### GIVEN PROBLEM
Can you copy out the data exactly? Leave the images out.

####

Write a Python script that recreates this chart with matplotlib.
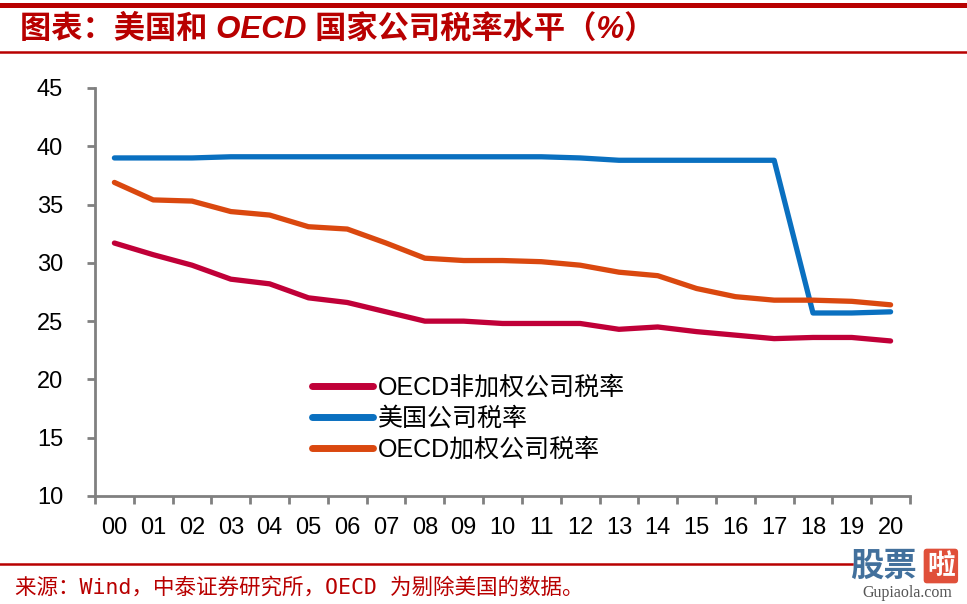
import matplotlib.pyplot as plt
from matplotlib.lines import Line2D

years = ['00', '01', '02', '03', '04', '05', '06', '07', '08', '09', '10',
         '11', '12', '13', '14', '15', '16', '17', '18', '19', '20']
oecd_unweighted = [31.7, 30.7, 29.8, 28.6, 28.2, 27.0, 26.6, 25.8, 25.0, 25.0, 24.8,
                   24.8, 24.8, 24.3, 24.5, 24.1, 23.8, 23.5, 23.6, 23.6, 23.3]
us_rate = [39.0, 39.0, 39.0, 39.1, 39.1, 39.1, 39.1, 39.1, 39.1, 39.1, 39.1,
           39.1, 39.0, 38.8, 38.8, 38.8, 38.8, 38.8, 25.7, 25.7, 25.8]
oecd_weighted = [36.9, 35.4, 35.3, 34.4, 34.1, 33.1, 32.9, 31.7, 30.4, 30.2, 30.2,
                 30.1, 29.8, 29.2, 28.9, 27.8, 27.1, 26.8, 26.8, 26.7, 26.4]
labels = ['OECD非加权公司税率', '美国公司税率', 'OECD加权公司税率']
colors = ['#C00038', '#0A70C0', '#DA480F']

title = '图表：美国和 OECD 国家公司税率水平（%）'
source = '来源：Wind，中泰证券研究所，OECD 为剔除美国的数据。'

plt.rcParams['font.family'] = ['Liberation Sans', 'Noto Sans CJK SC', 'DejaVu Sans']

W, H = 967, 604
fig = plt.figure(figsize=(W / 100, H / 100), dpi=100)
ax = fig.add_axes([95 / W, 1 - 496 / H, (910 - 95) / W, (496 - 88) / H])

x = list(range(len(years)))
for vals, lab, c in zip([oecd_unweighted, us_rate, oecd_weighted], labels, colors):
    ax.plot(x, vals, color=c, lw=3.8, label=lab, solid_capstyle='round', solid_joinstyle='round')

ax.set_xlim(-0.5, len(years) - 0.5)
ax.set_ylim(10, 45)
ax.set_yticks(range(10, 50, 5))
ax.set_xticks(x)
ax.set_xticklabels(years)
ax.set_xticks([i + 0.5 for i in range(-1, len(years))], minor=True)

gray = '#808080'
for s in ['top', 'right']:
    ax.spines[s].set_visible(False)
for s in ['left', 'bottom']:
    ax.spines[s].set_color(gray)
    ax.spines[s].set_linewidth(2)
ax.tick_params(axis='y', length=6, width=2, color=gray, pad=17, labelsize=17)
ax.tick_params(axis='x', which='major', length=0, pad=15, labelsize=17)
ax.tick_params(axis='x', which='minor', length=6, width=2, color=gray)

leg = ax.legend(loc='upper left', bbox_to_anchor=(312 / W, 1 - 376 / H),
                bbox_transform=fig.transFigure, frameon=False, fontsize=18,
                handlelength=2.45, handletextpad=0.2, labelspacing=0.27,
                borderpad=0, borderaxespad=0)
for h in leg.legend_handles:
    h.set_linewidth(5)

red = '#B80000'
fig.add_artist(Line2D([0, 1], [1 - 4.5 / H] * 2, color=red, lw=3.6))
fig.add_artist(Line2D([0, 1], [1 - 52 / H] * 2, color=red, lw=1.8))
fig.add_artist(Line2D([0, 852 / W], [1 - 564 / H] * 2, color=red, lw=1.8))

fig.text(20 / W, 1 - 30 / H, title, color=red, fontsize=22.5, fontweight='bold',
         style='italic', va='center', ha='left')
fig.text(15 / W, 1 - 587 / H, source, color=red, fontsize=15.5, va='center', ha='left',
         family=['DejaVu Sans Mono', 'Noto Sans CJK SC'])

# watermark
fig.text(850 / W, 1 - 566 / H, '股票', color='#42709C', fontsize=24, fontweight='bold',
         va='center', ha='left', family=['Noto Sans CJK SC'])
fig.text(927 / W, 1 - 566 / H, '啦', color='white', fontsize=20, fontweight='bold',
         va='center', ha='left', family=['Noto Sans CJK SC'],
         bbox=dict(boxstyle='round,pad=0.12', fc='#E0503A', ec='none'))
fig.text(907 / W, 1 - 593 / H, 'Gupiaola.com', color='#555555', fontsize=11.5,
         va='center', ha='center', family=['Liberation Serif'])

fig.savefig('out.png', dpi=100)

####

### CORRECT OUTPUT
Write a Python script that recreates this chart with matplotlib.
import matplotlib.pyplot as plt
from matplotlib.lines import Line2D

years = ['00', '01', '02', '03', '04', '05', '06', '07', '08', '09', '10',
         '11', '12', '13', '14', '15', '16', '17', '18', '19', '20']
oecd_unweighted = [31.7, 30.7, 29.8, 28.6, 28.2, 27.0, 26.6, 25.8, 25.0, 25.0, 24.8,
                   24.8, 24.8, 24.3, 24.5, 24.1, 23.8, 23.5, 23.6, 23.6, 23.3]
us_rate = [39.0, 39.0, 39.0, 39.1, 39.1, 39.1, 39.1, 39.1, 39.1, 39.1, 39.1,
           39.1, 39.0, 38.8, 38.8, 38.8, 38.8, 38.8, 25.7, 25.7, 25.8]
oecd_weighted = [36.9, 35.4, 35.3, 34.4, 34.1, 33.1, 32.9, 31.7, 30.4, 30.2, 30.2,
                 30.1, 29.8, 29.2, 28.9, 27.8, 27.1, 26.8, 26.8, 26.7, 26.4]
labels = ['OECD非加权公司税率', '美国公司税率', 'OECD加权公司税率']
colors = ['#C00038', '#0A70C0', '#DA480F']

title = '图表：美国和 OECD 国家公司税率水平（%）'
source = '来源：Wind，中泰证券研究所，OECD 为剔除美国的数据。'

plt.rcParams['font.family'] = ['Liberation Sans', 'Noto Sans CJK SC', 'DejaVu Sans']

W, H = 967, 604
fig = plt.figure(figsize=(W / 100, H / 100), dpi=100)
ax = fig.add_axes([95 / W, 1 - 496 / H, (910 - 95) / W, (496 - 88) / H])

x = list(range(len(years)))
for vals, lab, c in zip([oecd_unweighted, us_rate, oecd_weighted], labels, colors):
    ax.plot(x, vals, color=c, lw=3.8, label=lab, solid_capstyle='round', solid_joinstyle='round')

ax.set_xlim(-0.5, len(years) - 0.5)
ax.set_ylim(10, 45)
ax.set_yticks(range(10, 50, 5))
ax.set_xticks(x)
ax.set_xticklabels(years)
ax.set_xticks([i + 0.5 for i in range(-1, len(years))], minor=True)

gray = '#808080'
for s in ['top', 'right']:
    ax.spines[s].set_visible(False)
for s in ['left', 'bottom']:
    ax.spines[s].set_color(gray)
    ax.spines[s].set_linewidth(2)
ax.tick_params(axis='y', length=6, width=2, color=gray, pad=17, labelsize=17)
ax.tick_params(axis='x', which='major', length=0, pad=15, labelsize=17)
ax.tick_params(axis='x', which='minor', length=6, width=2, color=gray)

leg = ax.legend(loc='upper left', bbox_to_anchor=(312 / W, 1 - 376 / H),
                bbox_transform=fig.transFigure, frameon=False, fontsize=18,
                handlelength=2.45, handletextpad=0.2, labelspacing=0.27,
                borderpad=0, borderaxespad=0)
for h in leg.legend_handles:
    h.set_linewidth(5)

red = '#B80000'
fig.add_artist(Line2D([0, 1], [1 - 4.5 / H] * 2, color=red, lw=3.6))
fig.add_artist(Line2D([0, 1], [1 - 52 / H] * 2, color=red, lw=1.8))
fig.add_artist(Line2D([0, 852 / W], [1 - 564 / H] * 2, color=red, lw=1.8))

fig.text(20 / W, 1 - 30 / H, title, color=red, fontsize=22.5, fontweight='bold',
         style='italic', va='center', ha='left')
fig.text(15 / W, 1 - 587 / H, source, color=red, fontsize=15.5, va='center', ha='left',
         family=['DejaVu Sans Mono', 'Noto Sans CJK SC'])

# watermark
fig.text(850 / W, 1 - 566 / H, '股票', color='#42709C', fontsize=24, fontweight='bold',
         va='center', ha='left', family=['Noto Sans CJK SC'])
fig.text(927 / W, 1 - 566 / H, '啦', color='white', fontsize=20, fontweight='bold',
         va='center', ha='left', family=['Noto Sans CJK SC'],
         bbox=dict(boxstyle='round,pad=0.12', fc='#E0503A', ec='none'))
fig.text(907 / W, 1 - 593 / H, 'Gupiaola.com', color='#555555', fontsize=11.5,
         va='center', ha='center', family=['Liberation Serif'])

fig.savefig('out.png', dpi=100)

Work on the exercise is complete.